Question

A makeshift swing is constructed by making a loop in one end of a rope and tying the other end to a tree limb. A child is sitting in the loop with the rope hanging vertically when the child's father pulls on the child with a horizontal force and displaces the child to one side.

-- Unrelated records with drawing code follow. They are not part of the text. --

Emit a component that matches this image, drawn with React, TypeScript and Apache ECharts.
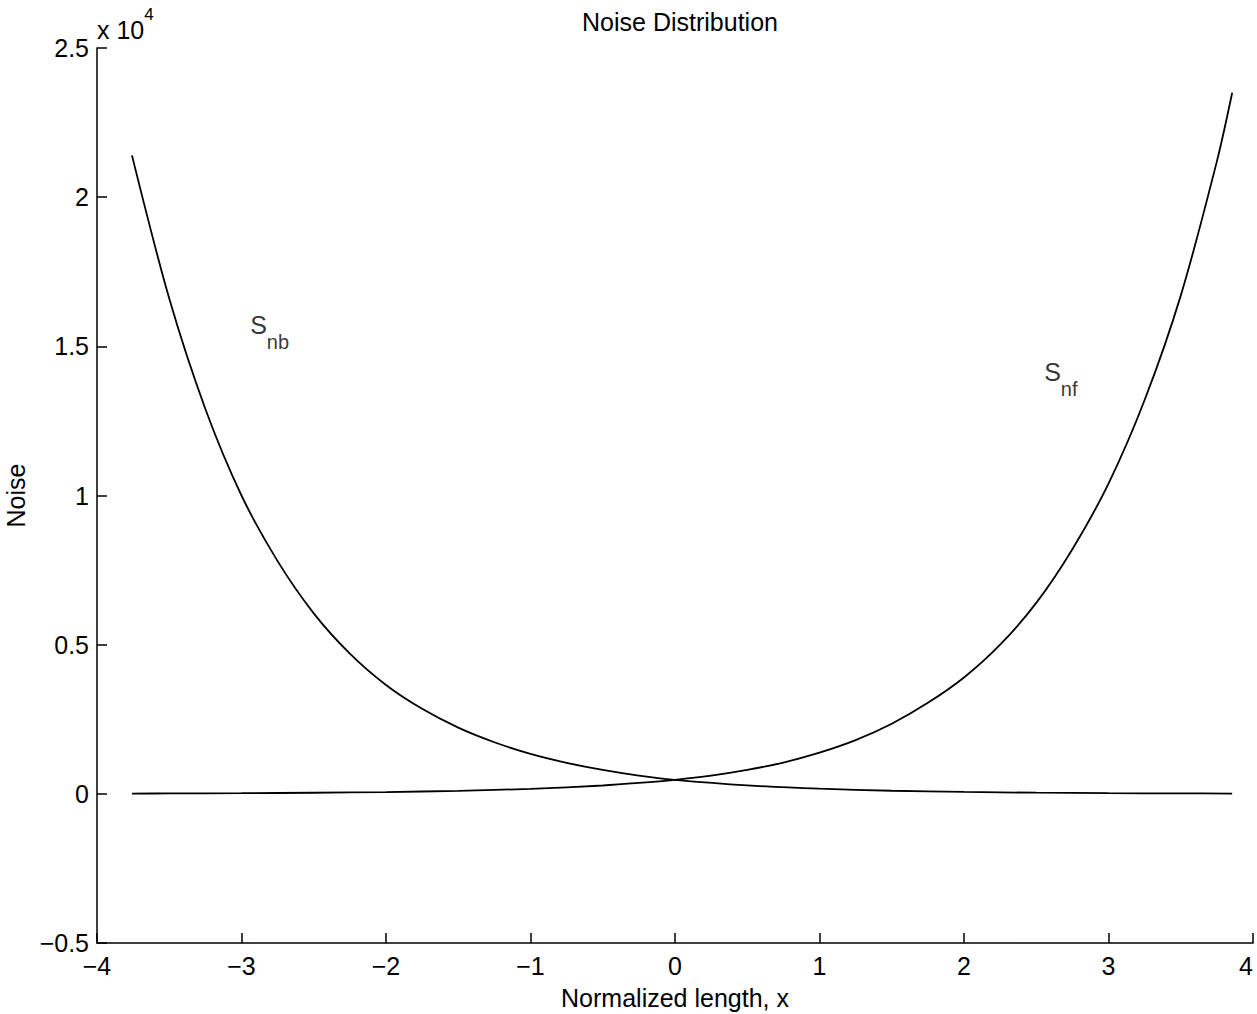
import React, { useEffect, useRef } from "react";
import * as echarts from "echarts";

const xTicks = [-4, -3, -2, -1, 0, 1, 2, 3, 4];
const yTicks = [-5000, 0, 5000, 10000, 15000, 20000, 25000];

// Snb (backward noise)
const snbX = [-3.758, -3.5, -3.25, -3.0, -2.75, -2.5, -2.25, -2.0, -1.75, -1.5, -1.25, -1.0, -0.75, -0.5, -0.25, 0, 0.5, 1.0, 1.5, 2.0, 2.5, 3.0, 3.5, 3.856];
const snbY = [21400, 16600, 12900, 10000, 7800, 6050, 4700, 3650, 2850, 2220, 1730, 1340, 1040, 800, 610, 470, 285, 172, 104, 63, 38, 23, 14, 10];

// Snf (forward noise)
const snfX = [-3.758, -3.5, -3.0, -2.5, -2.0, -1.5, -1.0, -0.5, -0.25, 0, 0.25, 0.5, 0.75, 1.0, 1.25, 1.5, 1.75, 2.0, 2.25, 2.5, 2.75, 3.0, 3.25, 3.5, 3.75, 3.856];
const snfY = [10, 13, 22, 37, 60, 100, 168, 280, 365, 470, 610, 800, 1050, 1380, 1800, 2350, 3050, 3900, 5000, 6400, 8200, 10400, 13200, 16700, 21200, 23500];

const labelPoints = [
  { name: "nb", x: -2.94, y: 15470 },
  { name: "nf", x: 2.555, y: 13890 },
];

const FONT = "'Liberation Sans', Arial, Helvetica, sans-serif";
const FS = 25;
const fmt = (s: string) => s.replace("-", "\u2212");

export default function App() {
  const ref = useRef<HTMLDivElement>(null);
  useEffect(() => {
    if (!ref.current) return;
    const chart = echarts.init(ref.current, undefined, { renderer: "svg" });
    const axisCommon = {
      type: "value" as const,
      axisLine: { show: true, onZero: false, lineStyle: { color: "#000", width: 1.5 } },
      axisTick: { show: true, inside: true, length: 10, lineStyle: { color: "#000", width: 1.5 } },
      splitLine: { show: false },
      axisLabel: { color: "#000", fontSize: FS, fontFamily: FONT },
      nameTextStyle: { color: "#000", fontSize: FS, fontFamily: FONT },
    };
    chart.setOption({
      animation: false,
      backgroundColor: "#fff",
      title: {
        text: "Noise Distribution",
        left: 675,
        top: 4,
        textAlign: "center",
        textStyle: { color: "#000", fontSize: FS, fontWeight: "normal", fontFamily: FONT },
      },
      grid: { left: 97, right: 4, top: 48, bottom: 71, containLabel: false, outerBoundsMode: "none" },
      xAxis: {
        ...axisCommon,
        min: xTicks[0],
        max: xTicks[xTicks.length - 1],
        interval: 1,
        name: "Normalized length, x",
        nameLocation: "middle",
        nameGap: 42,
        axisLabel: {
          ...axisCommon.axisLabel,
          margin: 10,
          alignMaxLabel: "right",
          formatter: (v: number) => fmt(String(v)),
        },
      },
      yAxis: {
        ...axisCommon,
        min: yTicks[0],
        max: yTicks[yTicks.length - 1],
        interval: 5000,
        name: "Noise",
        nameLocation: "middle",
        nameGap: 67,
        axisLabel: { ...axisCommon.axisLabel, margin: 8, formatter: (v: number) => fmt(String(v / 10000)) },
      },
      graphic: [
        {
          type: "text",
          left: 97,
          top: 6,
          style: {
            text: "{a|x 10}{b|4}",
            rich: {
              a: { fontSize: FS, fontFamily: FONT, fill: "#000", lineHeight: 36, verticalAlign: "bottom" },
              b: { fontSize: 17, fontFamily: FONT, fill: "#000", lineHeight: 36, verticalAlign: "top" },
            },
          },
        },
      ],
      series: [
        {
          type: "line",
          name: "Snb",
          data: snbX.map((x, i) => [x, snbY[i]]),
          showSymbol: false,
          smooth: 0.3,
          lineStyle: { color: "#000", width: 1.8 },
        },
        {
          type: "line",
          name: "Snf",
          data: snfX.map((x, i) => [x, snfY[i]]),
          showSymbol: false,
          smooth: 0.3,
          lineStyle: { color: "#000", width: 1.8 },
        },
        {
          type: "scatter",
          data: labelPoints.map((p) => ({ value: [p.x, p.y], name: p.name })),
          symbolSize: 0,
          label: {
            show: true,
            position: "right",
            distance: 0,
            formatter: (p: any) => "{a|S}{b|" + p.name + "}",
            rich: {
              a: { fontSize: FS, fontFamily: FONT, color: "#000", lineHeight: 40, verticalAlign: "top" },
              b: { fontSize: 20, fontFamily: FONT, color: "#000", lineHeight: 40, verticalAlign: "bottom" },
            },
          },
        },
      ],
    });
    return () => chart.dispose();
  }, []);
  return <div ref={ref} style={{ position: "absolute", left: 0, top: 0, width: 1257, height: 1014 }} />;
}
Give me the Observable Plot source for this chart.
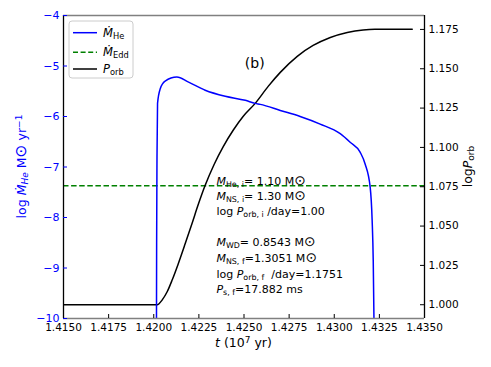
<!DOCTYPE html>
<html>
<head>
<meta charset="utf-8">
<script src="https://cdn.jsdelivr.net/npm/d3@7"></script>
<script src="https://cdn.jsdelivr.net/npm/@observablehq/plot@0.6"></script>
<style>
  html, body { margin: 0; padding: 0; background: white; }
  #chart { width: 491px; height: 367px; }
</style>
</head>
<body>
<div id="chart"></div>
<script>
// ---- data ----
const tHe = [1.42015, 1.42016, 1.42018, 1.42021, 1.42036, 1.42063, 1.42128, 1.42193, 1.42285, 1.42396, 1.42507, 1.42562, 1.42590, 1.42701, 1.42811, 1.42922, 1.43033, 1.43088, 1.43144, 1.43171, 1.43199, 1.43210, 1.43216, 1.43221];
const logMdotHe = [-10.3, -8.5, -6.8, -5.74, -5.45, -5.30, -5.22, -5.32, -5.48, -5.60, -5.68, -5.74, -5.76, -5.88, -6.00, -6.15, -6.34, -6.51, -6.71, -6.94, -7.40, -8.06, -8.85, -10.3];
const tP = [1.4150, 1.42019, 1.42047, 1.42075, 1.42102, 1.42135, 1.42174, 1.42213, 1.42246, 1.42285, 1.42335, 1.42385, 1.42440, 1.42496, 1.42562, 1.42634, 1.42701, 1.42795, 1.42883, 1.42978, 1.43072, 1.43160, 1.43225, 1.43432];
const logPorb = [1.0000, 1.0000, 1.0031, 1.0084, 1.0157, 1.0258, 1.0387, 1.0520, 1.0635, 1.0759, 1.0893, 1.1005, 1.1109, 1.1198, 1.1280, 1.1388, 1.1477, 1.1579, 1.1648, 1.1699, 1.1731, 1.1747, 1.1751, 1.1751];
const logMdotEdd = -7.37;
const xTicks = [1.4150, 1.4175, 1.4200, 1.4225, 1.4250, 1.4275, 1.4300, 1.4325, 1.4350];
const yLeftTicks = [-10, -9, -8, -7, -6, -5, -4];
const yRightTicks = [1.000, 1.025, 1.050, 1.075, 1.100, 1.125, 1.150, 1.175];
const xDomain = [1.415, 1.435];
const yDomain = [-10, -4];
const pDomain = [0.991245, 1.183855];

// map right-axis values onto the left y scale
const yOfP = p => yDomain[0] + (p - pDomain[0]) / (pDomain[1] - pDomain[0]) * (yDomain[1] - yDomain[0]);
const pOfY = y => pDomain[0] + (y - yDomain[0]) / (yDomain[1] - yDomain[0]) * (pDomain[1] - pDomain[0]);

const heData = tHe.map((t, i) => ({t, v: logMdotHe[i]}));
const pData = tP.map((t, i) => ({t, v: yOfP(logPorb[i])}));

const W = 491, H = 367, mL = 63, mR = 67, mT = 15, mB = 49;
const innerW = W - mL - mR, innerH = H - mT - mB;
const BLUE = "#0000ff";

const chart = Plot.plot({
  width: W, height: H,
  marginLeft: mL, marginRight: mR, marginTop: mT, marginBottom: mB,
  x: {domain: xDomain},
  y: {domain: yDomain},
  style: {fontFamily: "DejaVu Sans", fontSize: "10.5px", background: "white", color: "black"},
  marks: [
    Plot.ruleY([logMdotEdd], {stroke: "#008000", strokeWidth: 1.5, strokeDasharray: "5.5,2.6"}),
    Plot.line(pData, {x: "t", y: "v", stroke: "black", strokeWidth: 1.5, curve: "monotone-x", clip: true}),
    Plot.line(heData, {x: "t", y: "v", stroke: BLUE, strokeWidth: 1.5, curve: "monotone-x", clip: true}),
    // spines
    Plot.ruleY([yDomain[1]], {stroke: "#808080", strokeWidth: 1.3}),
    Plot.ruleY([yDomain[0]], {stroke: "#808080", strokeWidth: 1.3}),
    Plot.ruleX([xDomain[0]], {stroke: "black", strokeWidth: 1.3}),
    Plot.ruleX([xDomain[1]], {stroke: "black", strokeWidth: 1.3}),
    // inward ticks
    Plot.tickY(yLeftTicks, {y: d => d, stroke: BLUE, strokeWidth: 1, insetRight: innerW - 4}),
    Plot.tickY(yRightTicks, {y: d => yOfP(d), stroke: "black", strokeWidth: 1, insetLeft: innerW - 4}),
    Plot.tickX(xTicks, {x: d => d, stroke: "black", strokeWidth: 1, insetTop: innerH - 4}),
    // axes labels
    Plot.axisY({anchor: "left", ticks: yLeftTicks, tickSize: 0, tickPadding: 4, color: BLUE, label: null,
                fontSize: "11px", tickFormat: d => String(d).replace("-", "\u2212")}),
    Plot.axisY({anchor: "right", ticks: yRightTicks.map(yOfP), tickSize: 0, tickPadding: 4, label: null,
                tickFormat: d => pOfY(d).toFixed(3)}),
    Plot.axisX({ticks: xTicks, tickSize: 0, tickPadding: 5, label: null, tickFormat: d => d.toFixed(4)})
  ]
});

document.getElementById("chart").appendChild(chart);

const sx = chart.scale("x"), sy = chart.scale("y");
const svg = d3.select(chart);

function rich(parent, x, y, parts, attrs = {}) {
  const t = parent.append("text").attr("x", x).attr("y", y).attr("text-anchor", "start");
  for (const k in attrs) t.attr(k, attrs[k]);
  for (const p of parts) {
    const s = t.append("tspan").text(p.t);
    if (p.i) s.attr("font-style", "italic");
    if (p.sub) s.attr("baseline-shift", "-25%").attr("font-size", "72%");
    if (p.sup) s.attr("baseline-shift", "40%").attr("font-size", "72%");
    if (p.big) s.attr("font-size", "125%");
  }
  return t;
}

// axis titles
rich(svg, 0, 0, [
  {t: "log "}, {t: "Ṁ", i: true}, {t: "He", i: true, sub: true}, {t: " M"}, {t: "⊙", big: true}, {t: " yr"}, {t: "−1", sup: true}
], {transform: `translate(26,${mT + innerH / 2}) rotate(-90)`, "text-anchor": "middle", fill: BLUE, "font-size": "12.5px"});

rich(svg, 0, 0, [
  {t: "log"}, {t: "P", i: true}, {t: "orb", sub: true}
], {transform: `translate(472,${mT + innerH / 2}) rotate(-90)`, "text-anchor": "middle", fill: "black", "font-size": "12.5px"});

rich(svg, mL + innerW / 2, 347, [
  {t: "t", i: true}, {t: " (10"}, {t: "7", sup: true}, {t: " yr)"}
], {"text-anchor": "middle", fill: "black", "font-size": "12.5px"});

// panel label
svg.append("text").attr("x", sx.apply(1.42562)).attr("y", sy.apply(-4.95) + 5)
  .attr("text-anchor", "middle").attr("font-size", "14px").text("(b)");

// annotation block
const ax = sx.apply(1.4235), ay = sy.apply(-7.281) + 4;
const annLines = [
  [{t: "M", i: true}, {t: "He, i", sub: true}, {t: "= 1.10 M"}, {t: "⊙", big: true}],
  [{t: "M", i: true}, {t: "NS, i", sub: true}, {t: "= 1.30 M"}, {t: "⊙", big: true}],
  [{t: "log "}, {t: "P", i: true}, {t: "orb, i", sub: true}, {t: " /day=1.00"}],
  null,
  [{t: "M", i: true}, {t: "WD", sub: true}, {t: "= 0.8543 M"}, {t: "⊙", big: true}],
  [{t: "M", i: true}, {t: "NS, f", sub: true}, {t: "=1.3051 M"}, {t: "⊙", big: true}],
  [{t: "log "}, {t: "P", i: true}, {t: "orb, f", sub: true}, {t: "  /day=1.1751"}],
  [{t: "P", i: true}, {t: "s, f", sub: true}, {t: "=17.882 ms"}]
];
const annOffsets = [0, 15.2, 30.8, 0, 61, 77.5, 93.5, 108.6];
annLines.forEach((parts, i) => {
  if (!parts) return;
  rich(svg, ax, ay + annOffsets[i], parts, {"font-size": "11px", fill: "black", "xml:space": "preserve"});
});

// legend
const lg = svg.append("g").attr("transform", `translate(${mL + 6},${mT + 6})`);
lg.append("rect").attr("width", 64).attr("height", 57).attr("rx", 3)
  .attr("fill", "white").attr("fill-opacity", 0.8).attr("stroke", "#cccccc").attr("stroke-width", 1);
const legendItems = [
  {parts: [{t: "Ṁ", i: true}, {t: "He", sub: true}], stroke: BLUE, dash: null},
  {parts: [{t: "Ṁ", i: true}, {t: "Edd", sub: true}], stroke: "#008000", dash: "5,2.6"},
  {parts: [{t: "P", i: true}, {t: "orb", sub: true}], stroke: "black", dash: null}
];
const legendY = [11.7, 31.3, 48];
legendItems.forEach((it, i) => {
  const y = legendY[i];
  const l = lg.append("line").attr("x1", 4).attr("x2", 28).attr("y1", y).attr("y2", y)
    .attr("stroke", it.stroke).attr("stroke-width", 1.5);
  if (it.dash) l.attr("stroke-dasharray", it.dash);
  rich(lg, 34, y + 4, it.parts, {"font-size": "11.5px", fill: "black"});
});
</script>
</body>
</html>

Just before the child is released from rest, the rope makes an angle of 19o with the vertical and the tension in the rope is 280 N. (a) How much does the child weigh? (b) What is the magnitude of the (horizontal) force of the father on the child just before the child is released? (c) If the maximum horizontal force the father can exert on the child is 97 N, what is the maximum angle with the vertical the rope can make while the father is pulling horizontally?

Answer 1

a) 264.74 N

b) 91.15 N

c) 20.12°

Step-by-step explanation:

Given:

Angle between the rope and the vertical, θ = 19°

Tension in the rope, T = 280 N

For the system to be in equilibrium,

The net force in vertical as well as in horizontal direction, should be zero

Therefore,

a) For Vertical direction

Weight of the child = vertical component of the tension

W = T cosθ ..............(1)

or

W = 280 cos19° = 264.74 N ............(a)

b) For horizontal

force on the child, F = T sinθ .............(2)

or

F = 280 sin19° = 91.15 N

c) Now, on dividing (1) and (2), we have

W/F = Tcosθ/Tsinθ

or

tanθ = F/W

now, for F = 97 N

tanθ = 97/264.74 = 0.3663 (W from (a))

or

θ = tan⁻¹(0.3663)

or

θ = 20.12°